Saturday, March 07, 2009

The Great Dinosaur Home School Problem

I am holding in my hands a home school science resource called The Great Dinosaur Mystery and the Bible. It is quite something. It is clear that the author, Paul Taylor did not consult even one book on palaeontology. There are no citations in the back of the book and the list of acknowledgements are to people that have no training in palaeontology—Henry Morris, Gary Parker and Lowell Wallen to name a few. It is not clear what Mr. Taylor's credentials are, since his biography only says he "did extensive research" with his late father, Stanley Taylor on dinosaurs and the Bible.

Stanley Taylor was responsible for the original Paluxy River film Footprints in Stone, for Films for Christ Ministries. The Paluxy site was eventually debunked and even John Morris stated that the tracks shouldn't be used as evidence for recent creationism. Amazingly, there are still creationists that endorse that particular argument. Anyhoo, back to the book.

Its principle endorsement is by Henry Morris. That is a bit of a giveaway as to the content of the book. He begins with a description of dinosaurs and then compares it to scripture:
The Bible's best description of a dinosaur-like animal is in Job chapter 40.
He then quotes from Job 40 the passage about the behemoth:
15 "Look at the behemoth,"
which I made along with you
and which feeds on grass like an ox.

16 What strength he has in his loins,
what power in the muscles of his belly!

17 His tail sways like a cedar;
the sinews of his thighs are close-knit.

18 His bones are tubes of bronze,
his limbs like rods of iron.

He follows this with:
The book of Job is very old, probably written around 2,000 years before Jesus was born. Here God describes a great king of the land animals like some of the biggest dinosaurs, the Diplodocus and Apatosaurus.
Later, he writes:
After all the behemoth died out, many people forgot about them. Dinosaurs were extinct and the fossil skeletons that are in museums today did not begin to be put together until about 150 years ago. Today, some people have mistakenly guessed that the behemoth mentioned in the Bible might be an elephant or a hippopotamus. but those animals certainly do not have tails like the thick, tall trunks of cedar trees.
Okay. Lets parse this.

  • How would you forget about an animal that was 75 feet long?
  • Or an animal that was 45 feet long and ate people for lunch??
  • if the flood was around 2300-3000 B.C., why are there no written records of these animals and their interactions with humans.
  • Who was it, exactly, that forgot about them?
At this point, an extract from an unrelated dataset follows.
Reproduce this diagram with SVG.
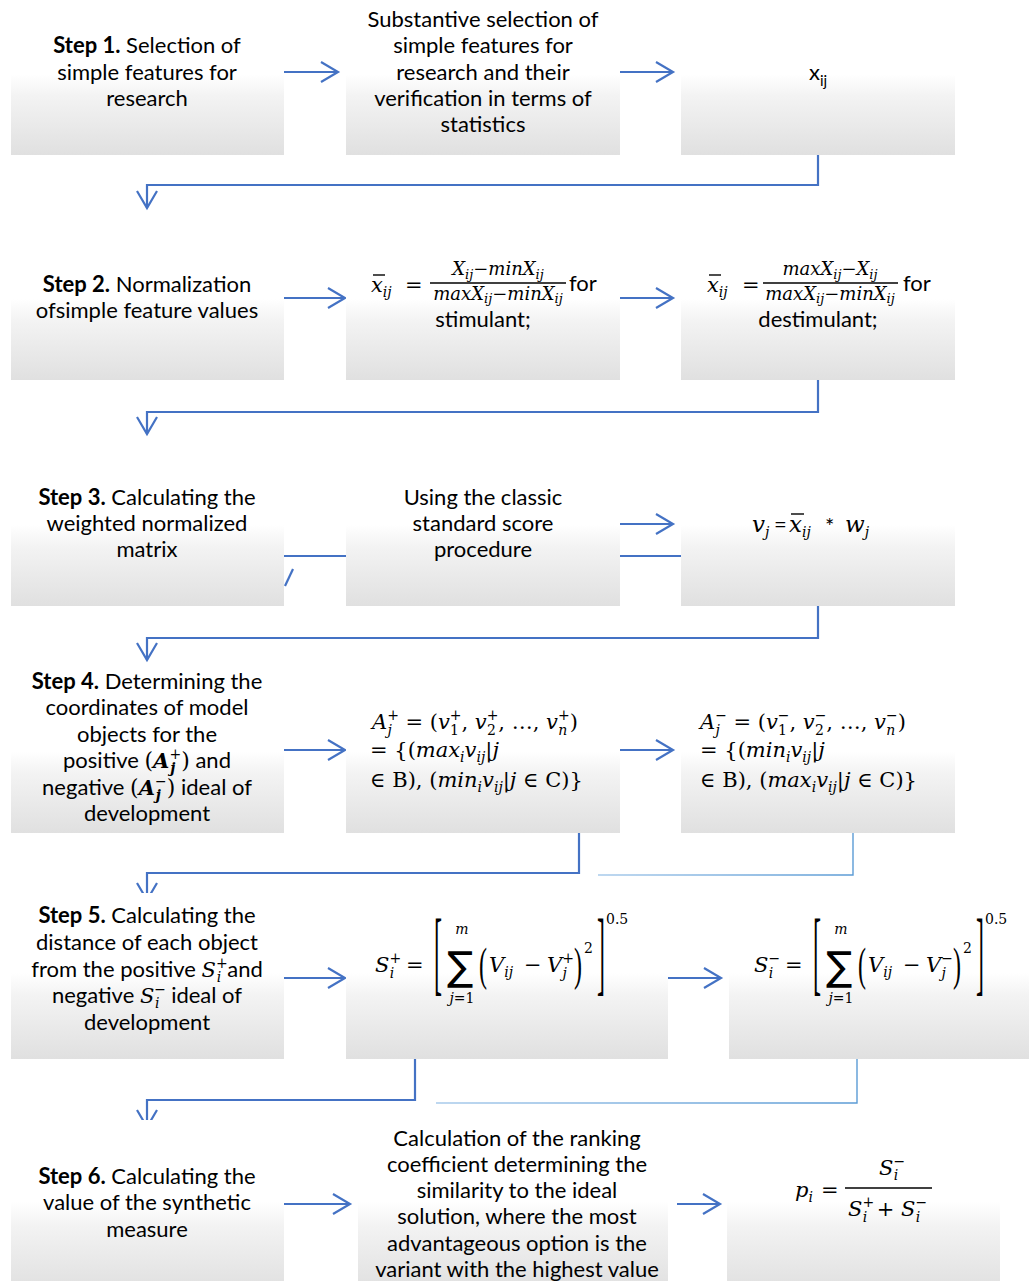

If they died in the flood, that would have been Noah and his sons, who would certainly have passed on stories about them.
  • If they did die in the flood, how does Job know about them? According to Buffetaut et al: The sauropod teeth from Lebanon are a significant addition to the very scanty dinosaur record from the Levant, which hitherto consisted mainly of very poorly preserved and not easily identifiable specimens1. It is not likely that Job would have simply encountered the remains of one wandering the landscape.
  • The NIV study notes from the chapter suggest that "tail" in this case may have meant "trunk" and that these animals were, in fact, hippos or elephants. Given what we know of the fossil record in the area, why is this not certainly as reasonable an interpretation of the passage?
  • If this animal fed on grass like an ox, that would mean it is a ruminant. Two problems: sauropods lacked molar teeth and could not chew vegetation and they were not ruminants.
All of this suggests that these animals in Job were not dinosaurs but animals that the people knew about and that lived, if not locally, nearby.

He then writes about the aftermath of the flood:
Such a great event would surely have left evidence to be found today. For instance, one would expect to find billions of dead creatures buried by water in mud and sand (now hardened to rock). And that is exactly what scientists do find around the world.

Thousands of dinosaur bones can be found where they were washed together by violent flood waters and buried under mud, sand and rock. Many of the animals were torn apart and their bones broken and jumbled-up. The muds and sands hardened like concrete to form the great layers of fossil rocks we find today.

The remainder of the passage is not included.